The Detail Shot: Dongdaemun's Hidden World of Parts

Everyone goes to Dongdaemun for the giant malls like Doota and Migliore that stay open half the night. The architecture of the DDP (Dongdaemun Design Plaza) is a futuristic masterpiece, especially at night. But for a truly unique photo, skip the finished clothes and go where they begin: the Dongdaemun General Market Accessory Mall.

Take Line 4 to Dongdaemun Station and use exit 9, which leads you directly into the building. This place is a labyrinth of vendors selling nothing but beads, chains, fabric, buttons, and charms. It’s where half the jewelry in Seoul begins its life. It's also hot, crowded, and most vendors have a strict "no photos" policy.

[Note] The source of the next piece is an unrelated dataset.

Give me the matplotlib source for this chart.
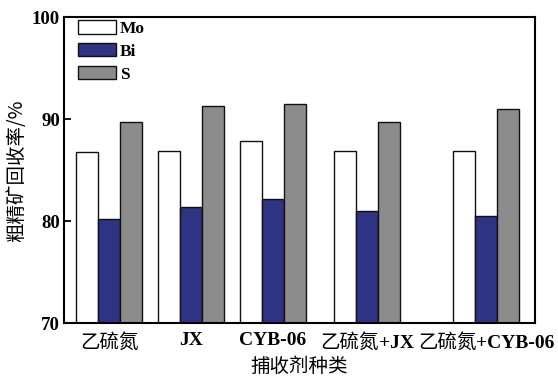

The Shot: A Universe of Tiny Things

This is where your phone is your only tool. A big camera will get you dirty looks, or worse. The shot isn't a wide view of the market; it's an extreme close-up. Focus on a single bin of shimmering beads, a wall of colorful ribbons, or a vendor’s hands sorting through a pile of metal charms. These macro shots, filled with texture and color, tell a story of infinite possibility and creativity. You have to be quick and discreet. Frame your shot, take it, and move on. No flash, no sound. Be respectful. The results are worth the stealth.

My Two Cents

The one shot that truly requires planning is the DDP at night. Don't just show up whenever. The building's magic is in its illumination against a dark sky. The mistake people make is going too late when the sky is pure black. Aim to be there during blue hour, that 30-minute window after the sun has set but before it's completely dark.

The best spot isn't right next to it, but across the huge street, looking back. You can frame the entire surreal, spaceship-like structure against the deep blue sky and the trails of traffic lights. It takes patience to wait for the light to be perfect, but it turns a simple architecture photo into something otherworldly.